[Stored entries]
****

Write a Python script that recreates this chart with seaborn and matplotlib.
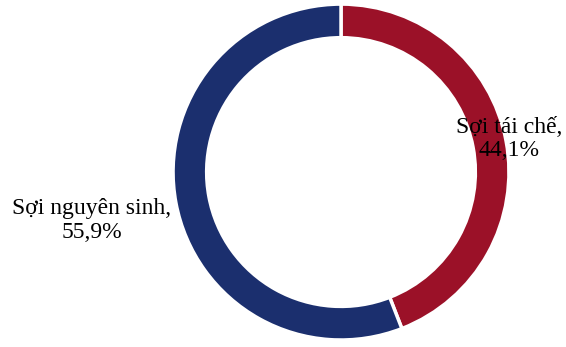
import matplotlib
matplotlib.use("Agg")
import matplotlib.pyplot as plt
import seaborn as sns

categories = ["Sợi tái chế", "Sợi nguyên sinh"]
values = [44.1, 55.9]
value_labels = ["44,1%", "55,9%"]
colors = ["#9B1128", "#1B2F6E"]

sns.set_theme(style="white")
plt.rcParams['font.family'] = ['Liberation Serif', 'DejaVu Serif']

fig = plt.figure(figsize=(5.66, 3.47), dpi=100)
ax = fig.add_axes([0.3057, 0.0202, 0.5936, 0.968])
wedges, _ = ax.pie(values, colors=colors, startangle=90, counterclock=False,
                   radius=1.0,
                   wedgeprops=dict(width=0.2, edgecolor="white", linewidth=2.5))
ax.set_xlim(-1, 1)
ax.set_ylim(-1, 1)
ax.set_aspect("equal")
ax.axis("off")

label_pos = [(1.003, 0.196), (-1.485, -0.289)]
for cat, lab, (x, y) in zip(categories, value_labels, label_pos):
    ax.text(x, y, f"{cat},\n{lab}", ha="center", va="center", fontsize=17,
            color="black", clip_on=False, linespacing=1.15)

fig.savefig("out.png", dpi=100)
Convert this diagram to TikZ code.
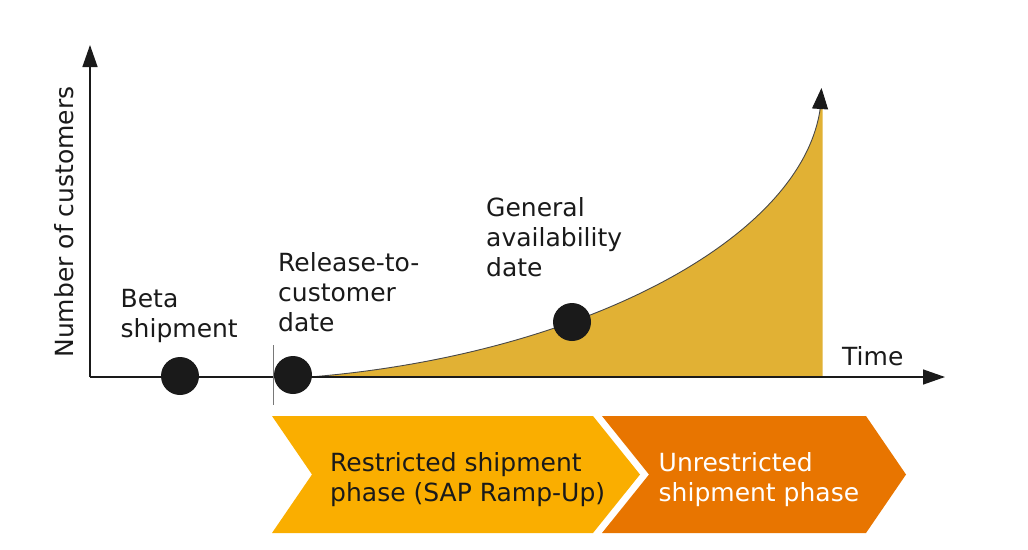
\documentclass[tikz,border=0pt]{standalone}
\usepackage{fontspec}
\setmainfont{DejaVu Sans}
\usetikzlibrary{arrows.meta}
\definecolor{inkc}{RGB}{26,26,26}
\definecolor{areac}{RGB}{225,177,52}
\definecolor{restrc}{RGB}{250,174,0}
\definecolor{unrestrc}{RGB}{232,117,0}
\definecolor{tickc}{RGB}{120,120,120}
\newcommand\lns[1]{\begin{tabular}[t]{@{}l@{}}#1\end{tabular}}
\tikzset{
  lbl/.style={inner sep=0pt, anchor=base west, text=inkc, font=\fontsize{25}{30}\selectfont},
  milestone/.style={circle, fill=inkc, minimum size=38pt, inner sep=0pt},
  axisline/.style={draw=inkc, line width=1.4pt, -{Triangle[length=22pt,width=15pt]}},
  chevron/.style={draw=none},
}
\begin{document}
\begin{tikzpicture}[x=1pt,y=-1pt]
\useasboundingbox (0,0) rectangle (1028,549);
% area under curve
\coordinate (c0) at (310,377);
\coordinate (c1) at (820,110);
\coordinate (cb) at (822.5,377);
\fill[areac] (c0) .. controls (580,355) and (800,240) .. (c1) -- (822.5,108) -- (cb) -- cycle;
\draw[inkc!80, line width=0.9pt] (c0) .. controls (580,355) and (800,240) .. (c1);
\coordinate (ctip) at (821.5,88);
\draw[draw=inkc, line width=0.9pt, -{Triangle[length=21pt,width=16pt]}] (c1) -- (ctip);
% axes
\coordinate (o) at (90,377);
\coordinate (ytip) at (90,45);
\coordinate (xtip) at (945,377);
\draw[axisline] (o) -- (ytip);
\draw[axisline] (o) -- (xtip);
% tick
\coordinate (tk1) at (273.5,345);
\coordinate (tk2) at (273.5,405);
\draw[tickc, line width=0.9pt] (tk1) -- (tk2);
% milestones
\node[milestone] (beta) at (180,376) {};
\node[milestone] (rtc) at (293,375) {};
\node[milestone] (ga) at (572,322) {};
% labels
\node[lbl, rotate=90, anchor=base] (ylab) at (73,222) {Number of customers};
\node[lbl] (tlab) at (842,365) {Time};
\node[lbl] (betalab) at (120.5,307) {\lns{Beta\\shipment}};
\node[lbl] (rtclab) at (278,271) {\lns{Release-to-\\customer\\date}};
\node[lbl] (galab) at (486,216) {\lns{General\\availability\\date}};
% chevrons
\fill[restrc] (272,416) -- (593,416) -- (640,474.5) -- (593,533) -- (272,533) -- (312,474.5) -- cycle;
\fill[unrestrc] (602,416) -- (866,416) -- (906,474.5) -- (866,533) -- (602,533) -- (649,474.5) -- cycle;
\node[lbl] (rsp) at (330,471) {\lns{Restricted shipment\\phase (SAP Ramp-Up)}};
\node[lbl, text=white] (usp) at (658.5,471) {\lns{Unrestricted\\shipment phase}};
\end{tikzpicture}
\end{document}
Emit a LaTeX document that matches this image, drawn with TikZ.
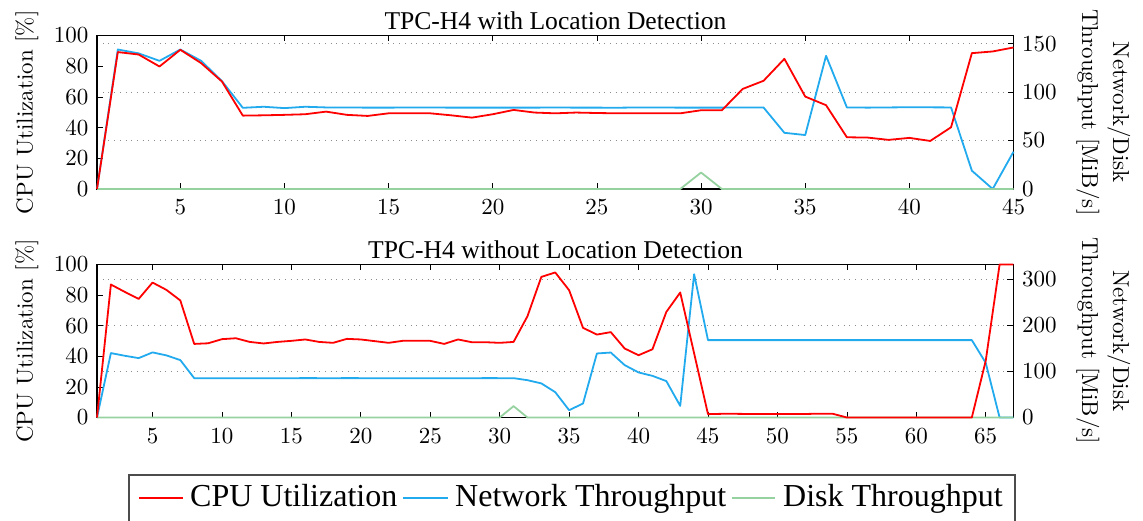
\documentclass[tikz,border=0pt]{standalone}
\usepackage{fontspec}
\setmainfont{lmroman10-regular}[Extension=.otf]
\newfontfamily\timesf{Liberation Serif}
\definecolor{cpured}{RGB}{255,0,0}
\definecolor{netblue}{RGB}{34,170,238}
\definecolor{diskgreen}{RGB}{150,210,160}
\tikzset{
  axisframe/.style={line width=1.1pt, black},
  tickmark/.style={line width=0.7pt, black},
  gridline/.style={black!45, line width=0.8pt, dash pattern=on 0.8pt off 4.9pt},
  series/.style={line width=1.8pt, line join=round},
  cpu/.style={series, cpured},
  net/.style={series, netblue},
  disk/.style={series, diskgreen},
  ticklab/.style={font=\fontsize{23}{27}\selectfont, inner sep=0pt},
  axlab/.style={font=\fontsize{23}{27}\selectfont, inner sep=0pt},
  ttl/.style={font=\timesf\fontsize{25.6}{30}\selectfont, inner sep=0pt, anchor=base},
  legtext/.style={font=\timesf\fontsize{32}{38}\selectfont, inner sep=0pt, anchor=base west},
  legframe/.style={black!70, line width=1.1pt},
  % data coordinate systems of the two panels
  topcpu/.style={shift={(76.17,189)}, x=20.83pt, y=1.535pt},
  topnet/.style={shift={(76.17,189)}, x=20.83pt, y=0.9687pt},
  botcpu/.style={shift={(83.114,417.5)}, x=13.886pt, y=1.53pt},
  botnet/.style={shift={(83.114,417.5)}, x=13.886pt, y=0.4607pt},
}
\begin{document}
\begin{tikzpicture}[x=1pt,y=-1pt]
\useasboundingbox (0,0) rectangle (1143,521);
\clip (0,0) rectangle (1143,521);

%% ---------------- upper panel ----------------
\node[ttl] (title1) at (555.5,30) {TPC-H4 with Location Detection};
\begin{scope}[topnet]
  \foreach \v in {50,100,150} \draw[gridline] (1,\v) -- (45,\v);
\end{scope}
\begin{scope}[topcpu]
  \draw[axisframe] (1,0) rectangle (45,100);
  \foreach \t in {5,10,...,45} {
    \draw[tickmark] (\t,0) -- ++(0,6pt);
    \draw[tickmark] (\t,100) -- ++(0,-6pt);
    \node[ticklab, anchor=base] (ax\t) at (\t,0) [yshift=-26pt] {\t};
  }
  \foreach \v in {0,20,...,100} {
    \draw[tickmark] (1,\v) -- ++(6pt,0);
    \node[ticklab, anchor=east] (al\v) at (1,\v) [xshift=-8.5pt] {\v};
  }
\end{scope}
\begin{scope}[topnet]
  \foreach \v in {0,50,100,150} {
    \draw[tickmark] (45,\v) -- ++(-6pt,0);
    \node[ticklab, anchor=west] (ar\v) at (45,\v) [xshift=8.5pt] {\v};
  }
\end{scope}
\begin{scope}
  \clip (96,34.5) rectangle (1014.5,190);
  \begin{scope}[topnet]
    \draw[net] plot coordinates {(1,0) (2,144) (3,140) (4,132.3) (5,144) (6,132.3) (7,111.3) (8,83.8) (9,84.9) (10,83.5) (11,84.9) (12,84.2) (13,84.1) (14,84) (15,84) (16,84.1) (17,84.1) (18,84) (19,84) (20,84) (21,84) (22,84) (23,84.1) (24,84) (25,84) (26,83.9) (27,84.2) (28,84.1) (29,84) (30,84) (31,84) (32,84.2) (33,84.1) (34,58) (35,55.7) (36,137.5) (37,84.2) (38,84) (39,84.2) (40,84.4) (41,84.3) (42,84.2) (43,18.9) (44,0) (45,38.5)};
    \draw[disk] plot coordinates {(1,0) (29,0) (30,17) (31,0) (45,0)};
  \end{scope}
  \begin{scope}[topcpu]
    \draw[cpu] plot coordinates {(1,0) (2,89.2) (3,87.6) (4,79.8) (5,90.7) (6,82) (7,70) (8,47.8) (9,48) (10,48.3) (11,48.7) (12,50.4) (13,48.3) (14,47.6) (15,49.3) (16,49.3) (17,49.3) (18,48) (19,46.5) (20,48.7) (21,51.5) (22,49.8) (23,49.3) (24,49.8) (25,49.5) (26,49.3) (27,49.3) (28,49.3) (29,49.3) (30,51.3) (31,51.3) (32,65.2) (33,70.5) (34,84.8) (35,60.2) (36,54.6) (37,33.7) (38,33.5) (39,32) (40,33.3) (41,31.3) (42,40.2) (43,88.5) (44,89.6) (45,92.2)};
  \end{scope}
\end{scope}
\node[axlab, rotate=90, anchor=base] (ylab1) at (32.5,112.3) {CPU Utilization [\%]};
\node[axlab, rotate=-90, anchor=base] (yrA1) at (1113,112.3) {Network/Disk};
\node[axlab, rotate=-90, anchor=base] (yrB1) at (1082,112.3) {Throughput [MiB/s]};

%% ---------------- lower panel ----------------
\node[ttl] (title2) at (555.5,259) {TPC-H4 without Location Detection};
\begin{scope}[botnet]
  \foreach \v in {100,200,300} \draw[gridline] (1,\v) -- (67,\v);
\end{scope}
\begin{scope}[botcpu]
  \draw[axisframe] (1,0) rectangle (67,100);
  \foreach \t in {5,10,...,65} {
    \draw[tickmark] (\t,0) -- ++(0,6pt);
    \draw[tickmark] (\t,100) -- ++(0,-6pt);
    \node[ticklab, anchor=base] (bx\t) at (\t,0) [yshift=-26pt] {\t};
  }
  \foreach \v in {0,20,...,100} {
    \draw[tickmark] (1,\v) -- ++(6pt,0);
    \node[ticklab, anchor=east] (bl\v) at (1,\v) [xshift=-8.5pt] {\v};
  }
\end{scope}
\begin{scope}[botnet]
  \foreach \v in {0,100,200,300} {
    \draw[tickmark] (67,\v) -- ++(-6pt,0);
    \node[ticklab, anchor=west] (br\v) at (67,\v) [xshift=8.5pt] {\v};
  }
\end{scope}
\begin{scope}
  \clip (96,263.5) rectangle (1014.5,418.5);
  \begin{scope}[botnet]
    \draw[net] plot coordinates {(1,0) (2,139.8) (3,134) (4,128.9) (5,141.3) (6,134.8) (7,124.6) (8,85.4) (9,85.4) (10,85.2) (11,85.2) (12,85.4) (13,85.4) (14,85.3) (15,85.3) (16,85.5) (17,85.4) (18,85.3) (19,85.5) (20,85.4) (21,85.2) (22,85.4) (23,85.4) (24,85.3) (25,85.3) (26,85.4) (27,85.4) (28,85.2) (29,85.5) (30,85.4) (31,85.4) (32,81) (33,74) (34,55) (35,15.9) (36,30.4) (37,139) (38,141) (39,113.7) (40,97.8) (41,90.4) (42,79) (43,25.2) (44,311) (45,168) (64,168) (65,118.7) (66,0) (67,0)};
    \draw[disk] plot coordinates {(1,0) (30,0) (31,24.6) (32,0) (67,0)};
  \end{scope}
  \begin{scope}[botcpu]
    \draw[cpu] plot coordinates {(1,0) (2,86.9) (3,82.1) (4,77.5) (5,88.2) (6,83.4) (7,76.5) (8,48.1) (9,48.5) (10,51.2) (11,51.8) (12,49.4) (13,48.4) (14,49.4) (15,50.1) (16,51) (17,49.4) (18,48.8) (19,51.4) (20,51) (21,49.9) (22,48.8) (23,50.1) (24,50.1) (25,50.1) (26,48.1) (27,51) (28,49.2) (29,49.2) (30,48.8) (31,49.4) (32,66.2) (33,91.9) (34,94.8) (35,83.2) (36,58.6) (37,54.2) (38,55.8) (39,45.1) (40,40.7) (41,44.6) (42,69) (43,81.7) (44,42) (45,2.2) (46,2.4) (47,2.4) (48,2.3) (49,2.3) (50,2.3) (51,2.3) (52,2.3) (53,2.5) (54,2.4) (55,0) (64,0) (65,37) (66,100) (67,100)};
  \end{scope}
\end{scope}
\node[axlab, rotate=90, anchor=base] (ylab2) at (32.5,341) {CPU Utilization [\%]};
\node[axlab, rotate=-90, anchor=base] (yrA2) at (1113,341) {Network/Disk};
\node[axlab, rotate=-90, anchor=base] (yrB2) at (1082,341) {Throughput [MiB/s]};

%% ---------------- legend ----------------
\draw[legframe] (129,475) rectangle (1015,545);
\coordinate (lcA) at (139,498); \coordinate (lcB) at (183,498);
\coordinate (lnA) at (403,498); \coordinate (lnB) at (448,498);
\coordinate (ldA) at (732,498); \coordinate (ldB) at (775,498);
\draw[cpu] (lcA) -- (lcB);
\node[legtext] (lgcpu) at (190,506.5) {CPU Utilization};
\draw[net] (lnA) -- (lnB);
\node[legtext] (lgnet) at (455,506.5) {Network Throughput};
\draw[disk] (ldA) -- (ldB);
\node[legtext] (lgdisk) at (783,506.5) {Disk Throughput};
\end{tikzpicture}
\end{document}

****

= GIVEN TASK =
Quote the records above exactly, from the first line through the line containing "plt.rcParams['font.family'] = ['Liberation", and leave out the pictures.

= SOLUTION TO THE EXERCISE =
Write a Python script that recreates this chart with seaborn and matplotlib.
import matplotlib
matplotlib.use("Agg")
import matplotlib.pyplot as plt
import seaborn as sns

categories = ["Sợi tái chế", "Sợi nguyên sinh"]
values = [44.1, 55.9]
value_labels = ["44,1%", "55,9%"]
colors = ["#9B1128", "#1B2F6E"]

sns.set_theme(style="white")
plt.rcParams['font.family'] = ['Liberation Serif', 'DejaVu Serif']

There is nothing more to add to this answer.